Бахтин приходит к своему пониманию культуры, что всякая культура основывается на творчестве и означает творчество. Но, если мир культуры, как мир живого духа, подменяется миром рассудочных категорий, механическим способом мысли, социальной необходимостью, то убивается всякая жизненная связность, тогда и нет надобности в знании о духовном мире. Это один из корней кризиса творчества, кризиса культуры и кризиса поступков. “Если всюду царит причинная и математическая необходимость, то человеку остается только все понимать и все прощать, поскольку добро и зло совершенно равноценны перед лицом необходимости. С человека снимается всякая ответственность. Через культуру человек способен к самодетерминации и способен быть ответственным за свои поступки. Здесь речь идет уже не только о человеке, владеющем культурой, но и о том, как сама жизнь наполняется, пронизывается культурой”.1

“Каждое явление культуры, писал Бахтин, конкретно-систематично, то есть занимает какую-то существенную позицию по отношению к преднаходимой им действительности других культурных установок и тем самым приобщается заданному единству культуры. Но глубоко различны эти отношения познания, поступка и художественного творчества к преднаходимой ими действительности. В отличие от познания и поступка, которые создают природу и социальное человечество, искусство воспевает, украшает, воспоминает эту преднаходимую действительность познания и поступка – природу и социальное человечество, – обогащает и восполняет их, и прежде всего оно создает конкретное интуитивное единство этих двух миров – помещает человека в природу, понятую как его эстетическое окружение, – очеловечивает природу и натурализует человека”.2

Бахтин уделяет достаточно внимания философии языка, рассматривая вопрос о взаимодействии культуры и человека через систему семиотики; передача сообщений или выражения смысла в процессе общения.
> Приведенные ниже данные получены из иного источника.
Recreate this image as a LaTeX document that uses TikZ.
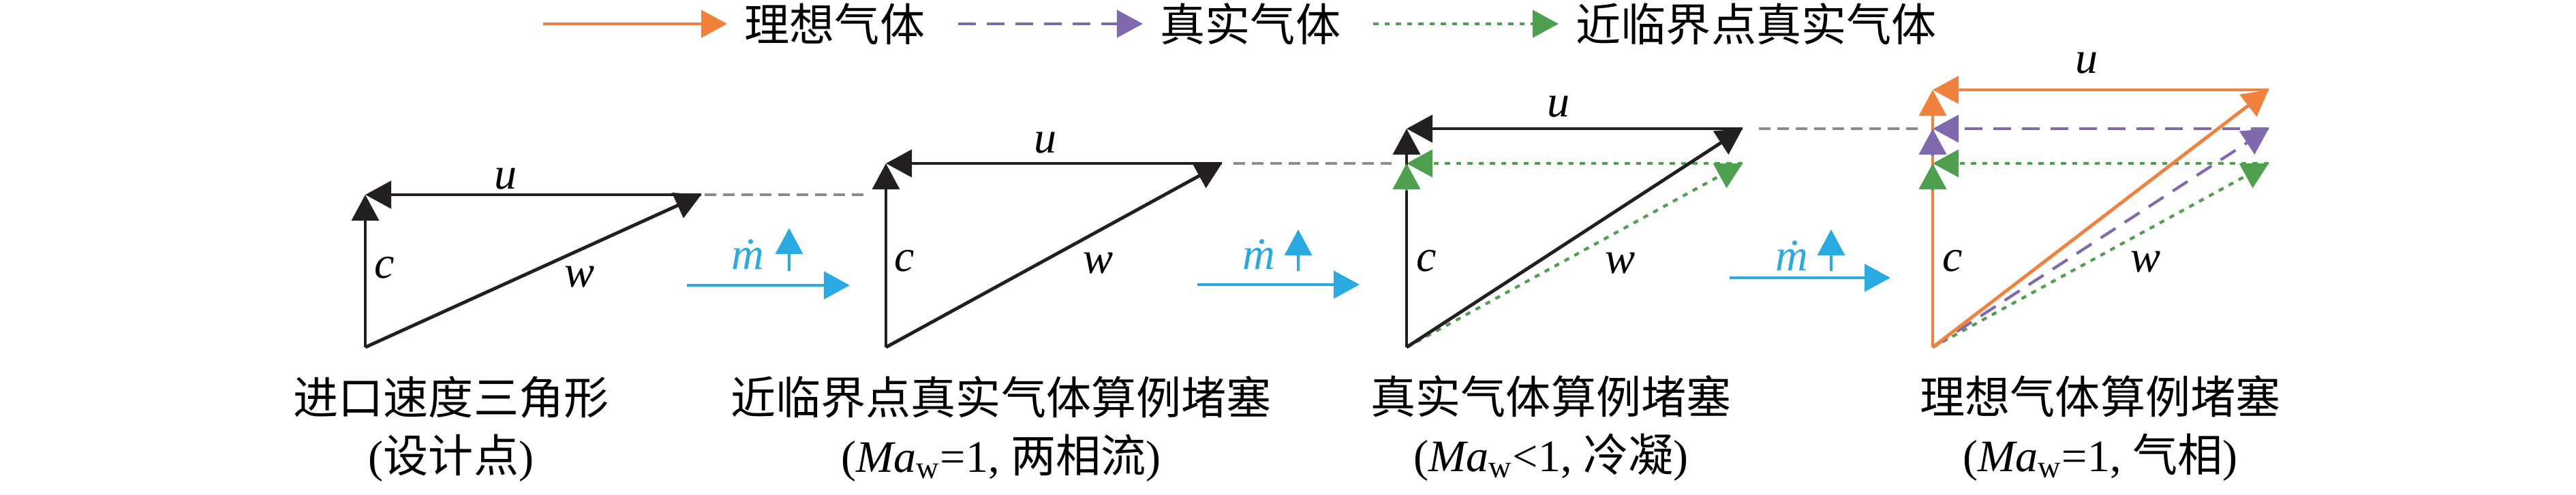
\documentclass[tikz,border=0pt]{standalone}
\usepackage{fontspec}
\setmainfont{Liberation Serif}
\newfontfamily\cjk{Noto Sans CJK SC}
\usetikzlibrary{arrows.meta,calc,positioning}
\definecolor{vblack}{RGB}{35,31,32}
\definecolor{vorange}{RGB}{240,130,62}
\definecolor{vpurple}{RGB}{128,106,174}
\definecolor{vgreen}{RGB}{78,160,78}
\definecolor{vblue}{RGB}{41,171,226}
\definecolor{vgray}{RGB}{140,140,140}
\tikzset{
  vec/.style={line width=1.4pt,-{Triangle[length=3.8mm,width=4mm]}},
  blackvec/.style={vec,vblack},
  orangevec/.style={vec,vorange},
  purplevec/.style={vec,vpurple,line width=1.2pt,dash pattern=on 2.6mm off 1.6mm},
  greenvec/.style={vec,vgreen,line width=1.2pt,dash pattern=on 0.75mm off 0.9mm},
  cline/.style={line width=0.95pt},
  link/.style={vgray,line width=1.3pt,dash pattern=on 1.7mm off 1mm},
  flow/.style={vec,vblue,line width=1.4pt},
  txt/.style={inner sep=0pt,font=\fontsize{18.8}{24.2}\selectfont},
  caption/.style={txt,align=center}
}
\begin{document}
\begin{tikzpicture}[x=0.01cm,y=0.01cm]
  \fill[white] (0,0) rectangle (3780,726);
  \useasboundingbox (0,0) rectangle (3780,726);
  % legend
  \coordinate (l1a) at (797,691); \coordinate (l1b) at (1067,691);
  \coordinate (l2a) at (1406,691); \coordinate (l2b) at (1677,691);
  \coordinate (l3a) at (2015,691); \coordinate (l3b) at (2287,691);
  \draw[orangevec] (l1a) -- (l1b);
  \draw[purplevec] (l2a) -- (l2b);
  \draw[greenvec] (l3a) -- (l3b);
  \node[txt,right=0.25cm of l1b] (l1t) {\cjk 理想气体};
  \node[txt,right=0.25cm of l2b] (l2t) {\cjk 真实气体};
  \node[txt,right=0.25cm of l3b] (l3t) {\cjk 近临界点真实气体};
  % corners of the triangles
  \coordinate (o1) at (536,216);  \coordinate (c1) at (536,440);  \coordinate (u1) at (1029,440);
  \coordinate (o2) at (1300,216); \coordinate (c2) at (1300,486); \coordinate (u2) at (1793,486);
  \coordinate (o3) at (2064,216); \coordinate (c3) at (2064,537); \coordinate (u3) at (2557,537);
  \coordinate (g3c) at (2064,486); \coordinate (g3u) at (2557,486);
  \coordinate (o4) at (2836,216); \coordinate (c4) at (2836,594); \coordinate (u4) at (3329,594);
  \coordinate (p4c) at (2836,537); \coordinate (p4u) at (3329,537);
  \coordinate (g4c) at (2836,486); \coordinate (g4u) at (3329,486);
  % design point
  \draw[blackvec,cline] (o1) -- (c1);
  \draw[blackvec] (u1) -- (c1);
  \draw[blackvec] (o1) -- (u1);
  % near critical
  \draw[blackvec,cline] (o2) -- (c2);
  \draw[blackvec] (u2) -- (c2);
  \draw[blackvec] (o2) -- (u2);
  % real gas
  \draw[greenvec] (g3u) -- (g3c);
  \draw[greenvec] (o3) -- (g3u);
  \draw[blackvec,cline] (o3) -- (c3);
  \draw[blackvec] (u3) -- (c3);
  \draw[blackvec] (o3) -- (u3);
  \draw[greenvec,shorten <=2.3cm] (o3) -- (g3c);
  % ideal gas
  \draw[greenvec] (g4u) -- (g4c);
  \draw[greenvec] (o4) -- (g4u);
  \draw[purplevec] (p4u) -- (p4c);
  \draw[purplevec] (o4) -- (p4u);
  \draw[orangevec,cline] (o4) -- (c4);
  \draw[orangevec] (u4) -- (c4);
  \draw[orangevec] (o4) -- (u4);
  \draw[purplevec,shorten <=2.81cm] (o4) -- (p4c);
  \draw[greenvec,shorten <=2.3cm] (o4) -- (g4c);
  % dashed links
  \draw[link] ($(u1)+(5,0)$) -- ($(o2|-u1)+(-27,0)$);
  \draw[link] ($(u2)+(17,0)$) -- ($(o3|-u2)+(-22,0)$);
  \draw[link] ($(u3)+(24,0)$) -- ($(o4|-u3)+(-20,0)$);
  % labels
  \node[txt] (u1l) at (742,463) {\itshape u};
  \node[txt] (c1l) at (564,333) {\itshape c};
  \node[txt] (w1l) at (851,319) {\itshape w};
  \node[txt] (u2l) at (1534,516) {\itshape u};
  \node[txt] (c2l) at (1327,343) {\itshape c};
  \node[txt] (w2l) at (1612,339) {\itshape w};
  \node[txt] (u3l) at (2287,569) {\itshape u};
  \node[txt] (c3l) at (2093,343) {\itshape c};
  \node[txt] (w3l) at (2378,339) {\itshape w};
  \node[txt] (u4l) at (3062,633) {\itshape u};
  \node[txt] (c4l) at (2865,343) {\itshape c};
  \node[txt] (w4l) at (3149,341) {\itshape w};
  % mass flow
  \coordinate (f1a) at (1008,307); \coordinate (f1b) at (1247,307);
  \coordinate (f2a) at (1757,308); \coordinate (f2b) at (1995,308);
  \coordinate (f3a) at (2538,318); \coordinate (f3b) at (2774,318);
  \draw[flow] (f1a) -- (f1b);
  \draw[flow] (f2a) -- (f2b);
  \draw[flow] (f3a) -- (f3b);
  \draw[flow,line width=0.9pt] (1158,328) -- (1158,391);
  \draw[flow,line width=0.9pt] (1905,328) -- (1905,389);
  \draw[flow,line width=0.9pt] (2687,328) -- (2687,389);
  \node[txt,vblue] (m1) at (1097,352) {\itshape\.{m}};
  \node[txt,vblue] (m2) at (1847,352) {\itshape\.{m}};
  \node[txt,vblue] (m3) at (2629,350) {\itshape\.{m}};
  % captions
  \node[caption] (cap1) at (662,96) {{\cjk 进口速度三角形}\\({\cjk 设计点})};
  \node[caption] (cap2) at (1469,96) {{\cjk 近临界点真实气体算例堵塞}\\(\textit{Ma}\textsubscript{w}=1, {\cjk 两相流})};
  \node[caption] (cap3) at (2276,97) {{\cjk 真实气体算例堵塞}\\(\textit{Ma}\textsubscript{w}<1, {\cjk 冷凝})};
  \node[caption] (cap4) at (3082,97) {{\cjk 理想气体算例堵塞}\\(\textit{Ma}\textsubscript{w}=1, {\cjk 气相})};
\end{tikzpicture}
\end{document}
“Слово” – результат индивидуального творчества. “Социальный кругозор” – Бахтин определяет как область значений, которая передается индивидуальному сознанию конкретной эпохой и конкретной культурной ситуацией. Рассматривая взаимодействие традиций и индивидуального творчества, Бахтин выделяет значение традиций, включающих народную карнавальную культуру.